--- Given problem ---
Copy out each line exactly; pictures stay out of the copy.

______

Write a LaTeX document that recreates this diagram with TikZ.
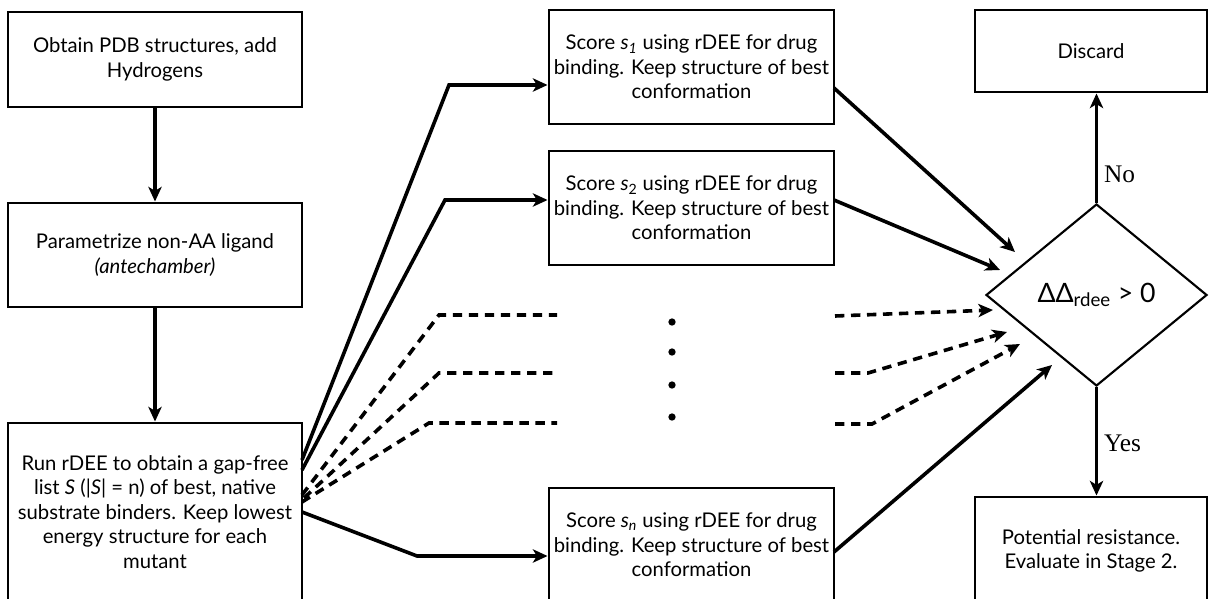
\documentclass[tikz,border=0pt]{standalone}
\usepackage{fontspec}
\setmainfont{Lato}
\newfontfamily\lblfont{Liberation Serif}
\usetikzlibrary{shapes.geometric,arrows.meta}
\tikzset{
  proc/.style={draw=black,line width=2.2pt,align=center,inner sep=0pt,
    font=\fontsize{15.2}{18.4}\selectfont},
  dec/.style={draw=black,line width=1.6pt,shape=diamond,inner sep=0pt,
    minimum width=221*0.75pt,minimum height=182*0.75pt,font=\fontsize{20}{24}\selectfont},
  flow/.style={line width=2.7pt,-{Stealth[length=11pt,width=10pt,inset=3pt]}},
  flowd/.style={flow,dash pattern=on 7pt off 5pt},
  branchd/.style={line width=2.7pt,dash pattern=on 7pt off 5pt},
  lbl/.style={font=\lblfont\fontsize{19}{22}\selectfont},
  dot/.style={circle,fill=black,inner sep=0pt,minimum size=5.5pt}
}
\begin{document}
\begin{tikzpicture}[x=0.75pt,y=-0.75pt]
\useasboundingbox (0,0) rectangle (1210,599);
\clip (0,0) rectangle (1210,599);
% left column
\node[proc,minimum width=294*0.75pt,minimum height=95*0.75pt] (b1) at (155,59.5)
  {Obtain PDB structures, add\\Hydrogens};
\node[proc,minimum width=294*0.75pt,minimum height=104*0.75pt] (b2) at (155,255)
  {Parametrize non-AA ligand\\\textit{(antechamber)}};
\node[proc,minimum width=294*0.75pt,minimum height=178*0.75pt] (b3) at (155,512)
  {Run rDEE to obtain a gap-free\\list \textit{S} (|\textit{S}| = n) of best, native\\substrate binders. Keep lowest\\energy structure for each\\mutant};
% middle column
\node[proc,minimum width=285*0.75pt,minimum height=114*0.75pt] (s1) at (691.5,67)
  {Score \textit{s}\textsubscript{\textit{1}} using rDEE for drug\\binding. Keep structure of best\\conformation};
\node[proc,minimum width=285*0.75pt,minimum height=114*0.75pt] (s2) at (691.5,208)
  {Score \textit{s}\textsubscript{2} using rDEE for drug\\binding. Keep structure of best\\conformation};
\node[proc,minimum width=285*0.75pt,minimum height=114*0.75pt] (sn) at (691.5,545)
  {Score \textit{s}\textsubscript{\textit{n}} using rDEE for drug\\binding. Keep structure of best\\conformation};
\node[dot] (d1) at (672,322) {};
\node[dot] (d2) at (672,352) {};
\node[dot] (d3) at (672,385) {};
\node[dot] (d4) at (672,417) {};
% right column
\node[proc,minimum width=232*0.75pt,minimum height=82*0.75pt] (disc) at (1091,51) {Discard};
\node[proc,minimum width=232*0.75pt,minimum height=108*0.75pt] (pot) at (1091,551)
  {Potential resistance.\\Evaluate in Stage 2.};
\node[dec] (dia) at (1096.5,295) {ΔΔ\textsubscript{rdee} > 0};
% vertical flow
\draw[flow] (b1) -- (b2);
\draw[flow] (b2) -- (b3);
\draw[flow] (dia.north) -- (dia.north |- disc.south) node[lbl,pos=0.26,right=1pt] (no) {No};
\draw[flow] (dia.south) -- (dia.south |- pot.north) node[lbl,pos=0.52,right=1pt] (yes) {Yes};
% branches from b3
\coordinate (o1) at (302,460); \coordinate (e1) at (449,85);
\coordinate (o2) at (302,470); \coordinate (e2) at (445,200);
\coordinate (o3) at (302,512); \coordinate (e3) at (417,556);
\draw[flow] (o1) -- (e1) -- (e1 -| s1.west);
\draw[flow] (o2) -- (e2) -- (e2 -| s2.west);
\draw[flow] (o3) -- (e3) -- (e3 -| sn.west);
\coordinate (od1) at (302,495); \coordinate (ed1) at (439,315); \coordinate (fd1) at (557,315);
\coordinate (od2) at (304,498); \coordinate (ed2) at (439,373); \coordinate (fd2) at (557,373);
\coordinate (od3) at (302,502); \coordinate (ed3) at (429,423); \coordinate (fd3) at (557,423);
\draw[branchd] (od1) -- (ed1) -- (fd1);
\draw[branchd] (od2) -- (ed2) -- (fd2);
\draw[branchd] (od3) -- (ed3) -- (fd3);
% into decision
\coordinate (r1) at (834,88);  \coordinate (t1) at (1015,252);
\coordinate (r2) at (834,200); \coordinate (t2) at (1000,270);
\coordinate (rn) at (834,552); \coordinate (tn) at (1052,365);
\draw[flow] (r1) -- (t1);
\draw[flow] (r2) -- (t2);
\draw[flow] (rn) -- (tn);
\coordinate (q1) at (835,316); \coordinate (u1) at (993,310);
\coordinate (q2) at (835,373); \coordinate (k2) at (868,373); \coordinate (u2) at (1007,332);
\coordinate (q3) at (835,424); \coordinate (k3) at (872,424); \coordinate (u3) at (1020,344);
\draw[flowd] (q1) -- (u1);
\draw[flowd] (q2) -- (k2) -- (u2);
\draw[flowd] (q3) -- (k3) -- (u3);
\end{tikzpicture}
\end{document}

______

--- Exercise result ---
Write a LaTeX document that recreates this diagram with TikZ.
\documentclass[tikz,border=0pt]{standalone}
\usepackage{fontspec}
\setmainfont{Lato}
\newfontfamily\lblfont{Liberation Serif}
\usetikzlibrary{shapes.geometric,arrows.meta}
\tikzset{
  proc/.style={draw=black,line width=2.2pt,align=center,inner sep=0pt,
    font=\fontsize{15.2}{18.4}\selectfont},
  dec/.style={draw=black,line width=1.6pt,shape=diamond,inner sep=0pt,
    minimum width=221*0.75pt,minimum height=182*0.75pt,font=\fontsize{20}{24}\selectfont},
  flow/.style={line width=2.7pt,-{Stealth[length=11pt,width=10pt,inset=3pt]}},
  flowd/.style={flow,dash pattern=on 7pt off 5pt},
  branchd/.style={line width=2.7pt,dash pattern=on 7pt off 5pt},
  lbl/.style={font=\lblfont\fontsize{19}{22}\selectfont},
  dot/.style={circle,fill=black,inner sep=0pt,minimum size=5.5pt}
}
\begin{document}
\begin{tikzpicture}[x=0.75pt,y=-0.75pt]
\useasboundingbox (0,0) rectangle (1210,599);
\clip (0,0) rectangle (1210,599);
% left column
\node[proc,minimum width=294*0.75pt,minimum height=95*0.75pt] (b1) at (155,59.5)
  {Obtain PDB structures, add\\Hydrogens};
\node[proc,minimum width=294*0.75pt,minimum height=104*0.75pt] (b2) at (155,255)
  {Parametrize non-AA ligand\\\textit{(antechamber)}};
\node[proc,minimum width=294*0.75pt,minimum height=178*0.75pt] (b3) at (155,512)
  {Run rDEE to obtain a gap-free\\list \textit{S} (|\textit{S}| = n) of best, native\\substrate binders. Keep lowest\\energy structure for each\\mutant};
% middle column
\node[proc,minimum width=285*0.75pt,minimum height=114*0.75pt] (s1) at (691.5,67)
  {Score \textit{s}\textsubscript{\textit{1}} using rDEE for drug\\binding. Keep structure of best\\conformation};
\node[proc,minimum width=285*0.75pt,minimum height=114*0.75pt] (s2) at (691.5,208)
  {Score \textit{s}\textsubscript{2} using rDEE for drug\\binding. Keep structure of best\\conformation};
\node[proc,minimum width=285*0.75pt,minimum height=114*0.75pt] (sn) at (691.5,545)
  {Score \textit{s}\textsubscript{\textit{n}} using rDEE for drug\\binding. Keep structure of best\\conformation};
\node[dot] (d1) at (672,322) {};
\node[dot] (d2) at (672,352) {};
\node[dot] (d3) at (672,385) {};
\node[dot] (d4) at (672,417) {};
% right column
\node[proc,minimum width=232*0.75pt,minimum height=82*0.75pt] (disc) at (1091,51) {Discard};
\node[proc,minimum width=232*0.75pt,minimum height=108*0.75pt] (pot) at (1091,551)
  {Potential resistance.\\Evaluate in Stage 2.};
\node[dec] (dia) at (1096.5,295) {ΔΔ\textsubscript{rdee} > 0};
% vertical flow
\draw[flow] (b1) -- (b2);
\draw[flow] (b2) -- (b3);
\draw[flow] (dia.north) -- (dia.north |- disc.south) node[lbl,pos=0.26,right=1pt] (no) {No};
\draw[flow] (dia.south) -- (dia.south |- pot.north) node[lbl,pos=0.52,right=1pt] (yes) {Yes};
% branches from b3
\coordinate (o1) at (302,460); \coordinate (e1) at (449,85);
\coordinate (o2) at (302,470); \coordinate (e2) at (445,200);
\coordinate (o3) at (302,512); \coordinate (e3) at (417,556);
\draw[flow] (o1) -- (e1) -- (e1 -| s1.west);
\draw[flow] (o2) -- (e2) -- (e2 -| s2.west);
\draw[flow] (o3) -- (e3) -- (e3 -| sn.west);
\coordinate (od1) at (302,495); \coordinate (ed1) at (439,315); \coordinate (fd1) at (557,315);
\coordinate (od2) at (304,498); \coordinate (ed2) at (439,373); \coordinate (fd2) at (557,373);
\coordinate (od3) at (302,502); \coordinate (ed3) at (429,423); \coordinate (fd3) at (557,423);
\draw[branchd] (od1) -- (ed1) -- (fd1);
\draw[branchd] (od2) -- (ed2) -- (fd2);
\draw[branchd] (od3) -- (ed3) -- (fd3);
% into decision
\coordinate (r1) at (834,88);  \coordinate (t1) at (1015,252);
\coordinate (r2) at (834,200); \coordinate (t2) at (1000,270);
\coordinate (rn) at (834,552); \coordinate (tn) at (1052,365);
\draw[flow] (r1) -- (t1);
\draw[flow] (r2) -- (t2);
\draw[flow] (rn) -- (tn);
\coordinate (q1) at (835,316); \coordinate (u1) at (993,310);
\coordinate (q2) at (835,373); \coordinate (k2) at (868,373); \coordinate (u2) at (1007,332);
\coordinate (q3) at (835,424); \coordinate (k3) at (872,424); \coordinate (u3) at (1020,344);
\draw[flowd] (q1) -- (u1);
\draw[flowd] (q2) -- (k2) -- (u2);
\draw[flowd] (q3) -- (k3) -- (u3);
\end{tikzpicture}
\end{document}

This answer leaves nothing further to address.